[Plotting code records]
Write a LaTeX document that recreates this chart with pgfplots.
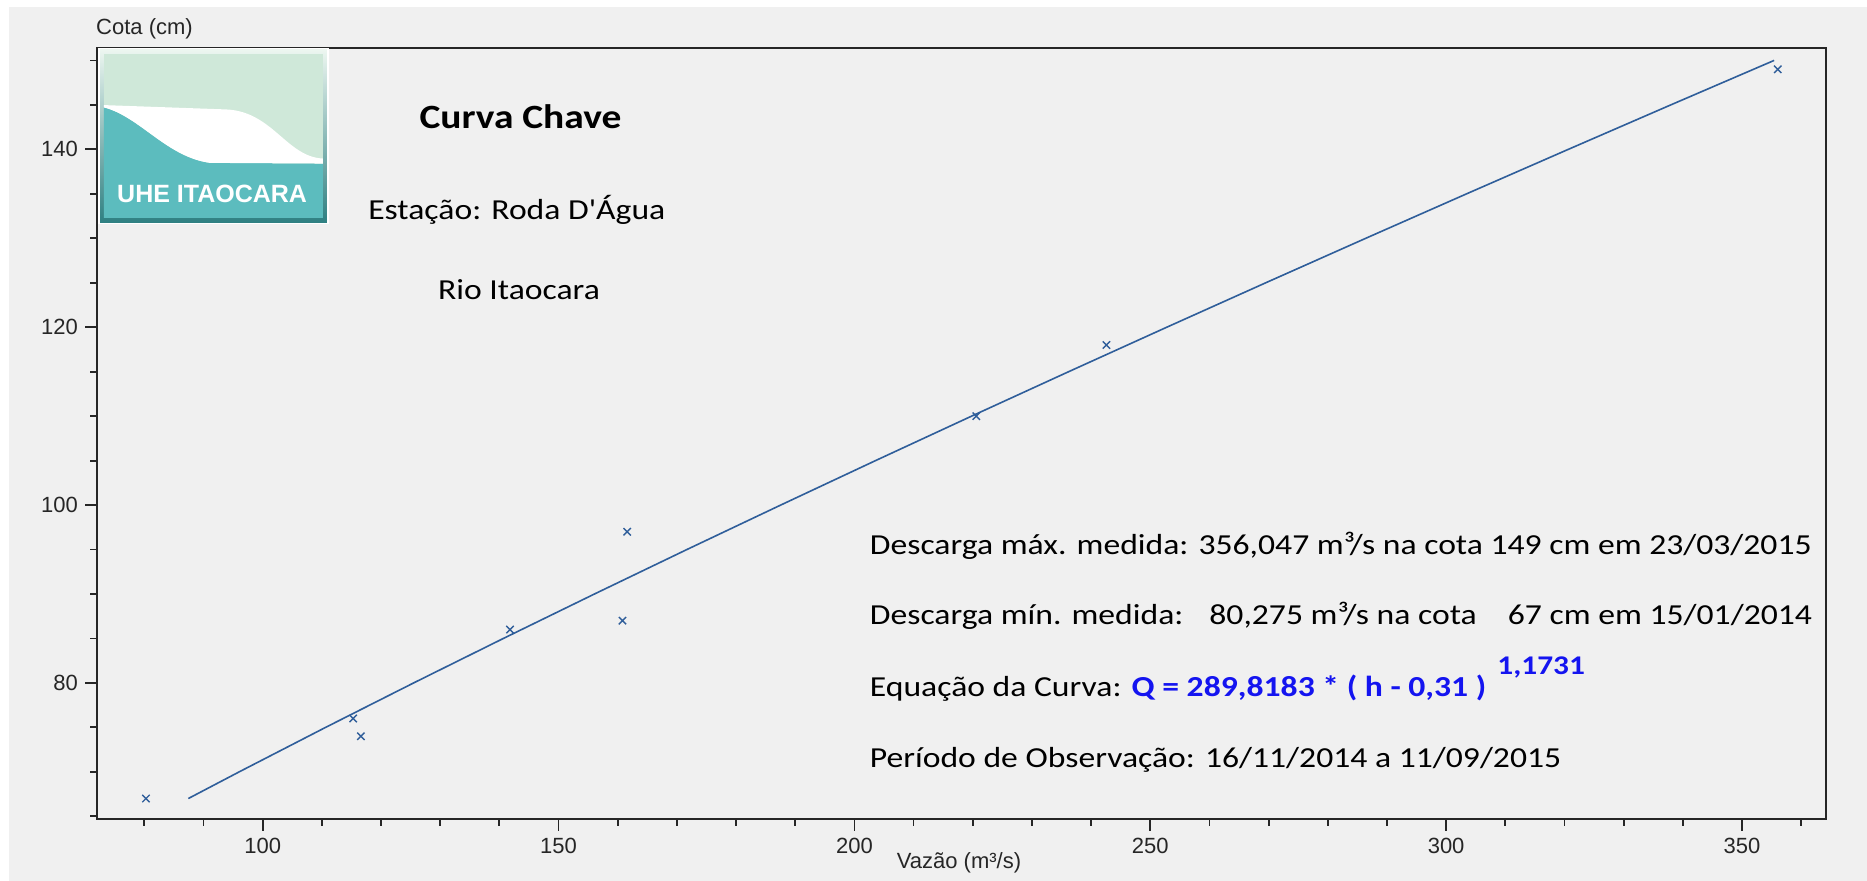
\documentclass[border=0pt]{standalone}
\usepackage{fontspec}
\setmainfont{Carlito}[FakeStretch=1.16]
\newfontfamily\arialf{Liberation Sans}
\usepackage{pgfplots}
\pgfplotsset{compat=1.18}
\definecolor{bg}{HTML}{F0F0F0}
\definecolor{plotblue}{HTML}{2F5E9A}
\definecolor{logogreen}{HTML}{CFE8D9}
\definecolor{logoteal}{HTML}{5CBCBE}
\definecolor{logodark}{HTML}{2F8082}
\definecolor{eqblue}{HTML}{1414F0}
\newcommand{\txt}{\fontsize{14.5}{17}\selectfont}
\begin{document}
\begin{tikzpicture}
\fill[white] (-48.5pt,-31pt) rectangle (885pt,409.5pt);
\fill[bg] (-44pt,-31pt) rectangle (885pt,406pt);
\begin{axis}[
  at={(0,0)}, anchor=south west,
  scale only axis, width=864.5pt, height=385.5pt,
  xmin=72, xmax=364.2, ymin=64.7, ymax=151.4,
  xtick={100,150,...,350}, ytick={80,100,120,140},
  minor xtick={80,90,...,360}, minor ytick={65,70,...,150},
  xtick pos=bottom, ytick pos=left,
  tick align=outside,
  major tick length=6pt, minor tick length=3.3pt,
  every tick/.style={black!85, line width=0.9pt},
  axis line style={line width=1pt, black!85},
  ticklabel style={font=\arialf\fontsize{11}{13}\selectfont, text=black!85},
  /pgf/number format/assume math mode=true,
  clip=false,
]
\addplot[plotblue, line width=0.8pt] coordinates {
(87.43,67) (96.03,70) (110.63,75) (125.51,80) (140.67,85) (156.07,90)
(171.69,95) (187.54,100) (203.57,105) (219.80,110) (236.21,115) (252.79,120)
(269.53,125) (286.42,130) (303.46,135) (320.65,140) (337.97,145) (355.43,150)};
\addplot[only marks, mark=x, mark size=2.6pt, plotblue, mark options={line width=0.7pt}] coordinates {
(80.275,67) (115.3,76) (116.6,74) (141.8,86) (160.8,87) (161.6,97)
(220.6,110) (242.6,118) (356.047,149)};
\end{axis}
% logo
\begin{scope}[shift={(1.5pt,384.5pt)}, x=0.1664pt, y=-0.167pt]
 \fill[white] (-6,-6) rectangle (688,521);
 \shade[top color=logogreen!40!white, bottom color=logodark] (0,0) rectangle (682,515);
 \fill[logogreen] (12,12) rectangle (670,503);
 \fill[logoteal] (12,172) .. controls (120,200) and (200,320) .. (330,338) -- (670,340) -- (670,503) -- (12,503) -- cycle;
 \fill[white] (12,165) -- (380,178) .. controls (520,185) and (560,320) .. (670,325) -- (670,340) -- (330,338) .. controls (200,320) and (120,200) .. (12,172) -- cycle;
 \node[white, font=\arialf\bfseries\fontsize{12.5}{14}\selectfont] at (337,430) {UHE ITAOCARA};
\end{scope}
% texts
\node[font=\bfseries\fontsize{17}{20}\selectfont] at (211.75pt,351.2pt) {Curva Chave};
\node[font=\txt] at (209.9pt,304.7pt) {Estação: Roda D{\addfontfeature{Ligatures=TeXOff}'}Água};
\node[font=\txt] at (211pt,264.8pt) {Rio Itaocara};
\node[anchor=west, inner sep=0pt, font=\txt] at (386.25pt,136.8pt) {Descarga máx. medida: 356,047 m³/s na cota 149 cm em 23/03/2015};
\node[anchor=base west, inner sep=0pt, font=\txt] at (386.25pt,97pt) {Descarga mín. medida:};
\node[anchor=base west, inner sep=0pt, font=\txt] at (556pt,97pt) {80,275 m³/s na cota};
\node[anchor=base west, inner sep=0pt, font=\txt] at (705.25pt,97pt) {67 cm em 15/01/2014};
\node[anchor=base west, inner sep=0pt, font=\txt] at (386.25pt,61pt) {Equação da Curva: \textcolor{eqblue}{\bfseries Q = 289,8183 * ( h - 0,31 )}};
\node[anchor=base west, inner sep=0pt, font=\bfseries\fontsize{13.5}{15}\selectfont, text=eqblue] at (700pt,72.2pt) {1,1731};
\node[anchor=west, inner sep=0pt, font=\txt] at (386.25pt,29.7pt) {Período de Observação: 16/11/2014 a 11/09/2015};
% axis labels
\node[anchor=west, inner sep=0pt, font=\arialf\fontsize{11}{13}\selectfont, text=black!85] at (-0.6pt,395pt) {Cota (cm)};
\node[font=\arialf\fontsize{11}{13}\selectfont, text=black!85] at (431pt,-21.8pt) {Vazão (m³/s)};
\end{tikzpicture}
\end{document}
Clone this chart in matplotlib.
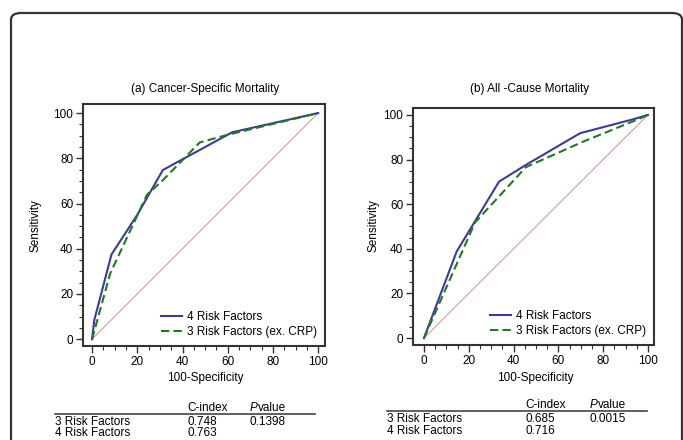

__Stated goal__. Copy every line of the entries above in which "this" occurs.

__The response__.
Write a LaTeX document that recreates this chart with pgfplots.
Clone this chart in matplotlib.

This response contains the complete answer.